William Hill. The Board conducted a faulty "executive session" on July 1, 2025. Hill was appointed as a director and elected(?) as Treasurer in a private, closed, secret, pre-board meeting before the July 1st Regular Board Meeting convened. There was no public vote by the Board on his appointment or election. His positions were just announced after the Regular Meeting started.

Noel Weatherbee. The Board conducted a faulty "executive session" on July 1, 2025. Weatherbee was appointed as a director and elected(?) as Secretary in a private, closed, secret, pre-board meeting before the July 1st Regular Board Meeting convened. There was no public vote by the Board on her appointment or election. Her positions were just announced after the Regular Meeting started.

The "executive session" was faulty because
  • it was not on the Agenda with the topics to be covered in it;
  • it was held before* the Regular Meeting was convened;
  • the business of the "executive session" was announced at the Regular Meeting, instead of being held in confidence.
  • decisions were made in the "executive session", such as appointment of successor directors and elections (or selection) of two officers.
State law requires a non-profit corporation to have a Secretary and a Treasurer (and a President). The HOA does not. 

A Parliamentarian or a knowledgeable, respected Property Manager could have kept the Board from those errors. 

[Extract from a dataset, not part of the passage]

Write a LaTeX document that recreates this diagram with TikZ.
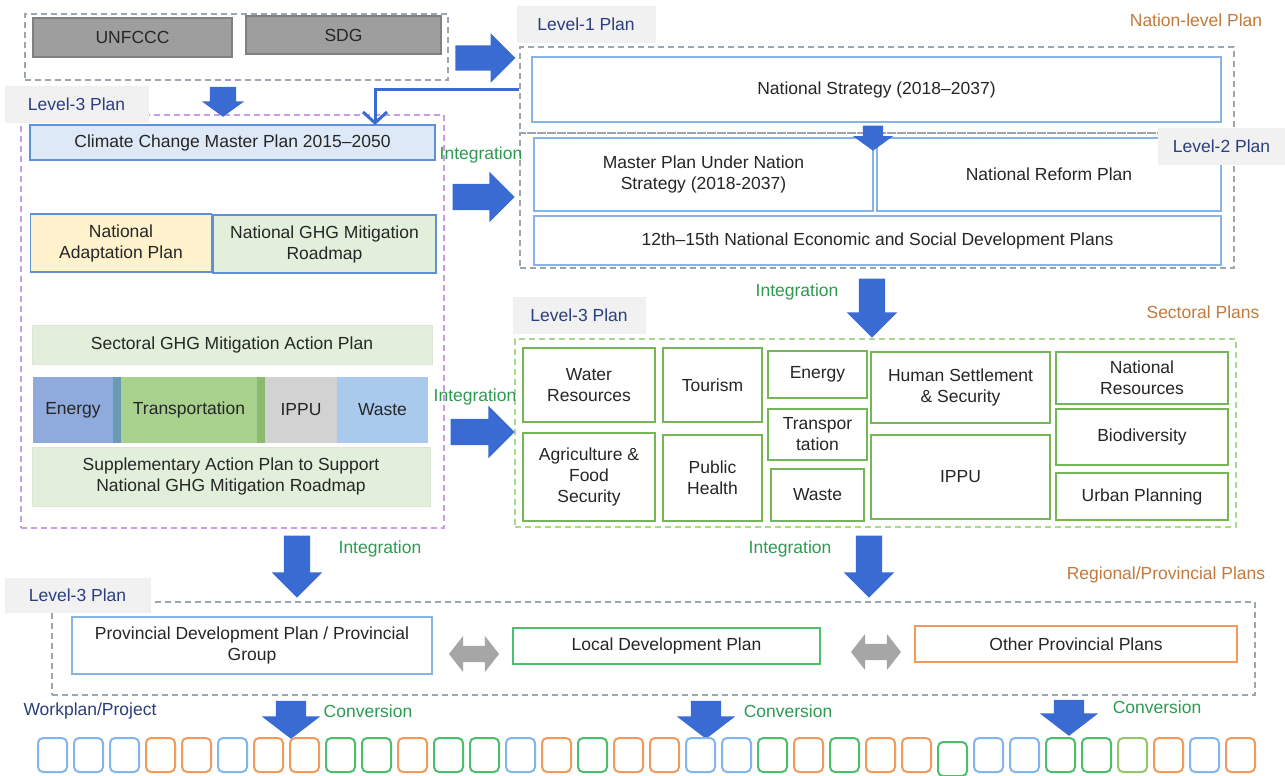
\documentclass[tikz,border=0pt]{standalone}
\usepackage{fontspec}
\setmainfont{Liberation Sans}
\usetikzlibrary{shapes.arrows,arrows.meta}

\definecolor{arrowblue}{HTML}{3A6BD2}
\definecolor{tabfill}{HTML}{F1F1F1}
\definecolor{tabtext}{HTML}{2B3F7E}
\definecolor{dashgray}{HTML}{9CA6B0}
\definecolor{dashpurple}{HTML}{C99CE8}
\definecolor{dashgreen}{HTML}{A8D890}
\definecolor{natblue}{HTML}{86B4E6}
\definecolor{boxblue}{HTML}{5F91D8}
\definecolor{sectgreen}{HTML}{76B656}
\definecolor{intgreen}{HTML}{2E9A52}
\definecolor{lvlorange}{HTML}{C27A3E}
\definecolor{ccmpfill}{HTML}{DDE9F7}
\definecolor{napfill}{HTML}{FFF2CC}
\definecolor{ghgfill}{HTML}{E2EFDA}
\definecolor{ghgline}{HTML}{DCE5D6}
\definecolor{energyfill}{HTML}{8FAADC}
\definecolor{stripblue}{HTML}{6C9AB5}
\definecolor{transfill}{HTML}{A9D18E}
\definecolor{stripgreen}{HTML}{8CBA6E}
\definecolor{ippufill}{HTML}{D2D2D2}
\definecolor{wastefill}{HTML}{A9CAEC}
\definecolor{wpb}{HTML}{82B5EC}
\definecolor{wpo}{HTML}{F09A5E}
\definecolor{wpg}{HTML}{4DBE6C}
\definecolor{wpl}{HTML}{94C66C}

\tikzset{
  every node/.style={font=\fontsize{17.5}{21}\selectfont, text=black!85},
  wh/.style 2 args={minimum width=#1pt, minimum height=#2pt},
  grp/.style={draw=#1, dash pattern=on 6pt off 4pt, line width=1.8pt, inner sep=0pt},
  plan/.style={draw=#1, line width=1.6pt, fill=white, align=center, inner sep=0pt},
  tab/.style={fill=tabfill, draw=black!6, text=tabtext, inner sep=0pt},
  intlabel/.style={text=intgreen},
  lvllabel/.style={text=lvlorange},
  rarrow/.style={single arrow, draw=none, fill=arrowblue, inner xsep=0pt},
  darrow/.style={rarrow, rotate=-90},
  gdarrow/.style={double arrow, draw=none, fill=black!35, inner xsep=0pt, inner ysep=8pt,
    minimum height=50pt, double arrow head extend=10pt, double arrow tip angle=104},
  wpbox/.style={rounded corners=5pt, line width=2pt, inner sep=0pt, minimum width=29pt, minimum height=34pt},
  elbowarrow/.style={draw=arrowblue, line width=3pt, -{Straight Barb[length=11pt,width=24pt]}}
}

\begin{document}
\begin{tikzpicture}[x=1pt,y=-1pt]
\fill[white] (0,0) rectangle (1285,776);
\useasboundingbox (0,0) rectangle (1285,776);

% dashed groups
\node[grp=dashgray, wh={423}{66}] (grpintl) at (236.5,47) {};
\node[grp=dashgray, wh={714}{86}] (grplvone) at (877,90) {};
\node[grp=dashgray, wh={714}{135}] (grplvtwo) at (877,200.5) {};
\node[grp=dashpurple, wh={423}{413}] (grpclim) at (232.5,321.5) {};
\node[grp=dashgreen, wh={721}{188}] (grpsect) at (875.5,433) {};
\node[grp=dashgray, wh={1203}{93}] (grpprov) at (653.5,648.5) {};

% international
\node[plan=black!50, fill=black!38, wh={199}{39}] (unfccc) at (132.5,37.5) {UNFCCC};
\node[plan=black!50, fill=black!38, wh={195}{38}] (sdg) at (343.5,35) {SDG};

% level-1 and level-2
\node[plan=natblue, wh={689}{65}] (natstrat) at (876.5,89.5) {National Strategy (2018–2037)};
\node[plan=natblue, wh={339}{73}] (master) at (703.5,174.5) {Master Plan Under Nation\\Strategy (2018-2037)};
\node[plan=natblue, wh={344}{73}] (reform) at (1049,174.5) {National Reform Plan};
\node[plan=natblue, wh={687}{49}] (twelfth) at (877.5,240.5) {12th–15th National Economic and Social Development Plans};

% climate plans
\node[plan=boxblue, fill=ccmpfill, wh={405}{35}] (ccmp) at (232.5,142.5) {Climate Change Master Plan 2015–2050};
\node[plan=boxblue, fill=napfill, wh={181}{58}] (nap) at (121,243) {National\\Adaptation Plan};
\node[plan=boxblue, fill=ghgfill, wh={223}{58}] (ghg) at (324.5,244) {National GHG Mitigation\\Roadmap};
\node[plan=ghgline, line width=0.8pt, fill=ghgfill, wh={400}{39}] (sectoral) at (232,344.5) {Sectoral GHG Mitigation Action Plan};
\node[plan=none, fill=energyfill, wh={80}{66}] (energy) at (73,410) {Energy};
\fill[stripblue] (113,377) rectangle (121,443);
\node[plan=none, fill=transfill, wh={136}{66}] (transp) at (189,410) {Transportation};
\fill[stripgreen] (257,377) rectangle (265,443);
\node[plan=none, fill=ippufill, wh={72}{66}] (ippu) at (301,410) {IPPU};
\node[plan=none, fill=wastefill, wh={91}{66}] (waste) at (382.5,410) {Waste};
\node[plan=ghgline, line width=0.8pt, fill=ghgfill, wh={398}{59}] (supp) at (231,476.5) {Supplementary Action Plan to Support\\National GHG Mitigation Roadmap};

% sectoral plans
\node[plan=sectgreen, wh={132}{74}] (water) at (589,385) {Water\\Resources};
\node[plan=sectgreen, wh={132}{88}] (agri) at (589,477) {Agriculture \&\\Food\\Security};
\node[plan=sectgreen, wh={99}{74}] (tourism) at (712.5,385) {Tourism};
\node[plan=sectgreen, wh={99}{86}] (health) at (712.5,478) {Public\\Health};
\node[plan=sectgreen, wh={99}{47}] (senergy) at (817.5,374.5) {Energy};
\node[plan=sectgreen, wh={99}{51}] (stransp) at (817.5,434.5) {Transpor\\tation};
\node[plan=sectgreen, wh={93}{52}] (swaste) at (817.5,495) {Waste};
\node[plan=sectgreen, wh={179}{71}] (human) at (960.5,387.5) {Human Settlement\\\& Security};
\node[plan=sectgreen, wh={179}{84}] (sippu) at (960.5,477) {IPPU};
\node[plan=sectgreen, wh={172}{52}] (natres) at (1142,378) {National\\Resources};
\node[plan=sectgreen, wh={172}{56}] (biodiv) at (1142,437) {Biodiversity};
\node[plan=sectgreen, wh={172}{47}] (urban) at (1142,496.5) {Urban Planning};

% provincial plans
\node[plan=natblue, wh={360}{57}] (prov) at (252,645.5) {Provincial Development Plan / Provincial\\Group};
\node[plan=wpg, wh={307}{36}] (local) at (666.5,646) {Local Development Plan};
\node[plan=wpo, wh={322}{36}] (other) at (1076,644) {Other Provincial Plans};
\node[gdarrow] (dbla) at (474,654) {};
\node[gdarrow] (dblb) at (876,652) {};

% tabs
\node[tab, wh={143}{36}] (tabclim) at (76.5,104) {Level-3 Plan};
\node[tab, wh={138}{36}] (tablvone) at (586,24) {Level-1 Plan};
\node[tab, wh={127}{36}] (tablvtwo) at (1221.5,146) {Level-2 Plan};
\node[tab, wh={132}{36}] (tabsect) at (579,315) {Level-3 Plan};
\node[tab, wh={145}{34}] (tabprov) at (77.5,595) {Level-3 Plan};

% labels
\node[lvllabel] (natlvl) at (1196,20) {Nation-level Plan};
\node[lvllabel] (sectlvl) at (1203,312) {Sectoral Plans};
\node[lvllabel] (provlvl) at (1166,575) {Regional/Provincial Plans};
\node[text=tabtext] (wplabel) at (90,711) {Workplan/Project};
\node[intlabel] (intla) at (481,155) {Integration};
\node[intlabel] (intlb) at (475,397) {Integration};
\node[intlabel] (intlc) at (797,292) {Integration};
\node[intlabel] (intld) at (380,549) {Integration};
\node[intlabel] (intle) at (790,549) {Integration};
\node[intlabel] (convla) at (368,711) {Conversion};
\node[intlabel] (convlb) at (788,711) {Conversion};
\node[intlabel] (convlc) at (1157,707) {Conversion};

% block arrows
\node[rarrow, minimum height=60pt, inner ysep=12.5pt, single arrow head extend=12pt] (arrtop) at (479,58) {};
\node[rarrow, minimum height=62pt, inner ysep=13pt, single arrow head extend=12pt] (arrinta) at (477,197) {};
\node[rarrow, minimum height=64pt, inner ysep=13pt, single arrow head extend=13pt] (arrintb) at (476,432) {};
\node[darrow, minimum height=30pt, inner ysep=13pt, single arrow head extend=8pt, single arrow tip angle=108] (arrclim) at (223,97) {};
\node[darrow, minimum height=25pt, inner ysep=10pt, single arrow head extend=10pt, single arrow tip angle=108] (arrnat) at (873,134.5) {};
\node[darrow, minimum height=59pt, inner ysep=13pt, single arrow head extend=12pt] (arrsect) at (872,301.5) {};
\node[darrow, minimum height=62pt, inner ysep=13pt, single arrow head extend=12pt] (arrprova) at (297,560) {};
\node[darrow, minimum height=62pt, inner ysep=13pt, single arrow head extend=12pt] (arrprovb) at (869,560) {};
\node[darrow, minimum height=38pt, inner ysep=15pt, single arrow head extend=14pt, single arrow tip angle=105] (arrconva) at (291,714) {};
\node[darrow, minimum height=38pt, inner ysep=15pt, single arrow head extend=14pt, single arrow tip angle=105] (arrconvb) at (706,714) {};
\node[darrow, minimum height=36pt, inner ysep=15pt, single arrow head extend=14pt, single arrow tip angle=105] (arrconvc) at (1069,712) {};

% national strategy into the climate plans
\coordinate (ccmpin) at (375,125);
\draw[elbowarrow] (grplvone.west |- natstrat.center) -| (ccmpin);

% workplans and projects
\foreach \c/\dy [count=\i] in {b/0,b/0,b/0,o/0,o/0,b/0,o/0,o/0,g/0,g/0,o/0,g/0,g/0,b/0,o/0,g/0,o/0,
  o/0,b/0,b/0,g/0,o/0,g/0,o/0,o/0,g/4,b/0,b/0,g/0,g/0,l/0,o/0,b/0,o/0}
  \node[wpbox, draw=wp\c] (wp\i) at ({52.5+36*(\i-1)},{755+\dy}) {};
\end{tikzpicture}
\end{document}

Is there personal liability and risk to "acting as if" you are an officer of a non-profit corporation? For example, if you aren't really the Treasurer, but you act "as if" you are (signing signature cards with financial institutions; giving instructions to an investment firm or banks about deposits or CD renewals), can you become personally liable?

Should an investment firm (regulated by the SEC) or bank deal with somebody who is not the legitimate officer of the business?

* For an executive session to be valid, it needs to be on the agenda of the Regular Board Meeting. The Regular Meeting needs to start first. Then a Motion is made, seconded, and approved to go into Executive Session for (stated purposes). Board Members then meet in private. At the end of the private Executive Session, Board Members return to the open, public meeting. 

If action is to be taken, Motions are made and voted on (in public) to appoint successor directors. Then Motions are made and voted on to elect officers, such as Treasurer and Secretary.